Hirsh Goodman, the military correspondent of the Jerusalem Post, wrote this week that in southern Lebanon Israel is witnessing a new and frightening development -- "Shiite terrorism."

"We have destroyed the PLO and created a new monster in its place," Goodman quoted a senior Israeli defense official as saying. These and similar assessments are adding to the pressure on Israel to withdraw.

Daoud, 40, Amal's chief political operative in southern Lebanon, is a representative of the increasingly militant Shiite population. He claims to be a hunted man, constantly on the move to evade Israeli agents who he says are searching for him.

A year ago in conversations with western reporters, Daoud took a relatively moderate line, calling for an Israeli withdrawal while apparently being content to wait for Israel to make good on its pledge of a pullout. But in a conversation this week, Daoud assumed the role of the fiery resistance leader.

Amal, to maintain and build the intensity of resistance, is telling the local population that the Israeli occupation may go on for years, he said.

"So we must defend ourselves, we must oppose, one year, two years, 10 years, we don't care," Daoud said. He said south Lebanese who cooperate with Israel, or leave the area in the face of the occupation, are considered "traitors."

"So we are not allowed to leave, and who will be killed, that is his fate, and who goes to prison, that is his fate," Daoud said.

"The resistance is popular resistance, from the people here. Israel doesn't know the center of decisions. The people here know that if they do not resist, their fate will be very bad, like the Israeli-occupied West Bank. And they know that no one in the world will help them."

Israeli authorities dismiss Daoud as an opportunist. He is, they say, not a Lebanese Shiite, but a Palestinian who joined Amal to be part of the strongest organization in southern Lebanon. They laugh at his self-portrait as elusive resistance leader one step ahead of pursuing Israeli agents.

"If he appeared on our wanted list, we could reach him," said a senior Israeli officer.

This could all be true but irrelevant.
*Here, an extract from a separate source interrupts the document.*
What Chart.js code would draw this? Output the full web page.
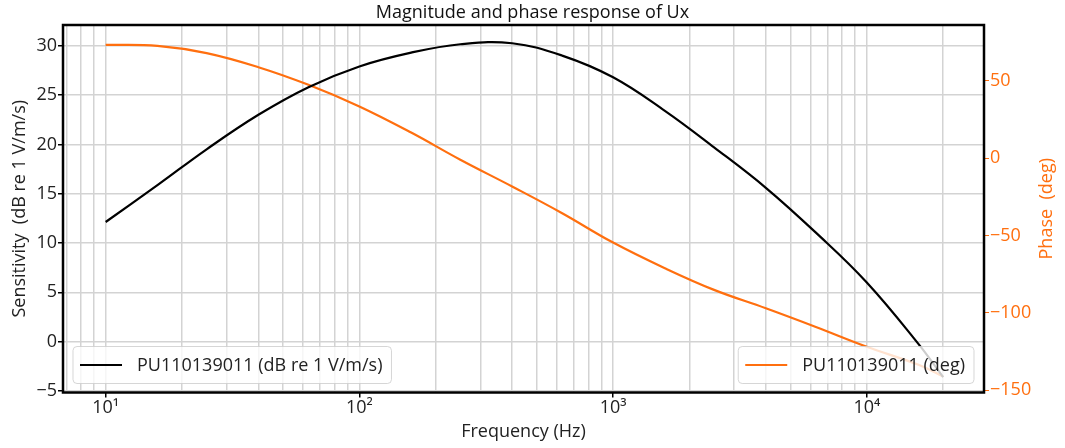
<!DOCTYPE html>
<html>
<head>
<meta charset="utf-8">
<script src="https://cdn.jsdelivr.net/npm/chart.js@4.4.1/dist/chart.umd.min.js"></script>
<style>
html,body{margin:0;padding:0;background:#fff;}
</style>
</head>
<body>
<canvas id="myChart" width="1065" height="448"></canvas>
<script>
// values
const freqs = [10, 16, 25, 40, 63, 100, 160, 250, 400, 630, 1000, 1600, 2500, 4000, 6300, 10000, 16000, 20000];
const magDb = [12.13, 15.86, 19.5, 23.0, 25.8, 27.9, 29.3, 30.15, 30.25, 29.0, 26.8, 23.4, 19.7, 15.6, 11.05, 6.0, -0.25, -3.6];
const phaseDeg = [73.4, 72.7, 68.0, 58.9, 47.5, 33.5, 16.6, -1.0, -18.3, -35.6, -54.6, -71.2, -85.2, -97.1, -109.2, -122.0, -133.7, -141.3];

const freqTicks = [7, 8, 9, 10, 20, 30, 40, 50, 60, 70, 80, 90, 100, 200, 300, 400, 500, 600, 700, 800, 900,
  1000, 2000, 3000, 4000, 5000, 6000, 7000, 8000, 9000, 10000, 20000];
const decadeLabels = {10: '10\u00b9', 100: '10\u00b2', 1000: '10\u00b3', 10000: '10\u2074'};

const ORANGE = '#ff6f0f';
const GRID = '#d3d3d3';
const FONT = "'Open Sans', sans-serif";
Chart.defaults.font.family = FONT;
Chart.defaults.color = '#222';

function minus(v) {
  return v < 0 ? '\u2212' + Math.abs(v) : String(v);
}

const framePlugin = {
  id: 'frame',
  afterDraw(chart) {
    const {ctx, chartArea: a} = chart;
    ctx.save();
    ctx.strokeStyle = '#000';
    ctx.lineWidth = 2.5;
    ctx.strokeRect(a.left, a.top, a.right - a.left, a.bottom - a.top);
    // right axis title, reads bottom to top like matplotlib
    ctx.translate(1047, (a.top + a.bottom) / 2);
    ctx.rotate(-Math.PI / 2);
    ctx.fillStyle = ORANGE;
    ctx.font = '18px ' + FONT;
    ctx.textAlign = 'center';
    ctx.textBaseline = 'middle';
    ctx.fillText('Phase  (deg)', 0, 0);
    ctx.restore();
  }
};

function legendBox(ctx, x, y, label, color, fromRight) {
  ctx.font = '18px ' + FONT;
  const tw = ctx.measureText(label).width;
  const w = 7 + 42 + 15 + tw + 9;
  const h = 37;
  const bx = fromRight ? x - w : x;
  ctx.beginPath();
  ctx.roundRect(bx, y, w, h, 4);
  ctx.fillStyle = 'rgba(255,255,255,0.8)';
  ctx.fill();
  ctx.strokeStyle = 'rgba(204,204,204,0.8)';
  ctx.lineWidth = 1;
  ctx.stroke();
  ctx.beginPath();
  ctx.moveTo(bx + 7, y + h / 2);
  ctx.lineTo(bx + 49, y + h / 2);
  ctx.strokeStyle = color;
  ctx.lineWidth = 2.2;
  ctx.stroke();
  ctx.fillStyle = '#222';
  ctx.textAlign = 'left';
  ctx.textBaseline = 'middle';
  ctx.fillText(label, bx + 64, y + h / 2 + 1);
}

const twoLegends = {
  id: 'twoLegends',
  afterDatasetsDraw(chart) {
    const {ctx, chartArea: a} = chart;
    const ds = chart.data.datasets;
    ctx.save();
    legendBox(ctx, a.left + 10, a.bottom - 46, ds[0].label, ds[0].borderColor, false);
    legendBox(ctx, a.right - 10, a.bottom - 46, ds[1].label, ds[1].borderColor, true);
    ctx.restore();
  }
};

const ctx = document.getElementById('myChart').getContext('2d');
const chart = new Chart(ctx, {
  type: 'line',
  data: {
    datasets: [{
      label: 'PU110139011 (dB re 1 V/m/s)',
      data: freqs.map((f, i) => ({x: f, y: magDb[i]})),
      borderColor: '#000',
      borderWidth: 2.2,
      pointRadius: 0,
      tension: 0.4,
      yAxisID: 'y'
    }, {
      label: 'PU110139011 (deg)',
      data: freqs.map((f, i) => ({x: f, y: phaseDeg[i]})),
      borderColor: ORANGE,
      borderWidth: 2.2,
      pointRadius: 0,
      tension: 0.4,
      yAxisID: 'y1'
    }]
  },
  options: {
    responsive: false,
    animation: false,
    devicePixelRatio: 1,
    layout: {padding: 0},
    plugins: {
      legend: {display: false},
      tooltip: {enabled: false},
      title: {
        display: true,
        text: 'Magnitude and phase response of Ux',
        color: '#111',
        font: {size: 18, weight: 'normal'},
        padding: {top: 2, bottom: 1.4}
      }
    },
    scales: {
      x: {
        type: 'logarithmic',
        min: 6.79,
        max: 28970,
        afterBuildTicks(scale) {
          scale.ticks = freqTicks.map(v => ({value: v, major: !!decadeLabels[v]}));
        },
        afterFit(scale) { scale.height = 55.5; },
        border: {display: false},
        grid: {
          color: GRID,
          lineWidth: 1.5,
          tickLength: 5,
          tickColor: c => (c.tick && decadeLabels[c.tick.value]) ? '#000' : 'rgba(0,0,0,0)'
        },
        ticks: {
          autoSkip: false,
          maxRotation: 0,
          padding: 0,
          font: {size: 18},
          callback: v => decadeLabels[v] || ''
        },
        title: {
          display: true,
          text: 'Frequency (Hz)',
          font: {size: 18},
          padding: {top: 0, bottom: 5}
        }
      },
      y: {
        position: 'left',
        min: -5.15,
        max: 32.1,
        afterFit(scale) { scale.width = 63; },
        border: {display: false},
        grid: {color: GRID, lineWidth: 1.5, tickLength: 5, tickColor: '#000'},
        ticks: {stepSize: 5, includeBounds: false, padding: 1, font: {size: 18}, callback: minus},
        title: {
          display: true,
          text: 'Sensitivity  (dB re 1 V/m/s)',
          font: {size: 18},
          padding: {top: 9}
        }
      },
      y1: {
        position: 'right',
        min: -151.6,
        max: 86.2,
        afterFit(scale) { scale.width = 81; },
        border: {display: false},
        grid: {drawOnChartArea: false, tickLength: 5, tickColor: ORANGE},
        ticks: {stepSize: 50, includeBounds: false, padding: 1, color: ORANGE, font: {size: 18}, callback: minus}
      }
    }
  },
  plugins: [twoLegends, framePlugin]
});
</script>
</body>
</html>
Whether Daoud is a leader or opportunist, whether Amal is fermenting resistance or merely following growing popular sentiment, the effect on the Israelis and its adjunct South Lebanon Army is the same.

Shiite resistance to the Israelis has been growing gradually for more than a year. One key event occurred last October in the city of Nabatiyah on the final day of a Shiite Moslem religious feast. An Israeli patrol encountered a procession in the center of town and tried to push its way through. There was a scuffle, the Israelis opened fire and at least two people in the procession were killed.

In many of the mountain villages, there have been other, less publicized incidents that served as turning points, deepening the resentment of the Israelis and fueling momentum toward armed opposition. In Bidyas, there was the alleged murder of the teen-ager by civilian Israeli security agents who, according to local accounts, have become much more active than in the past.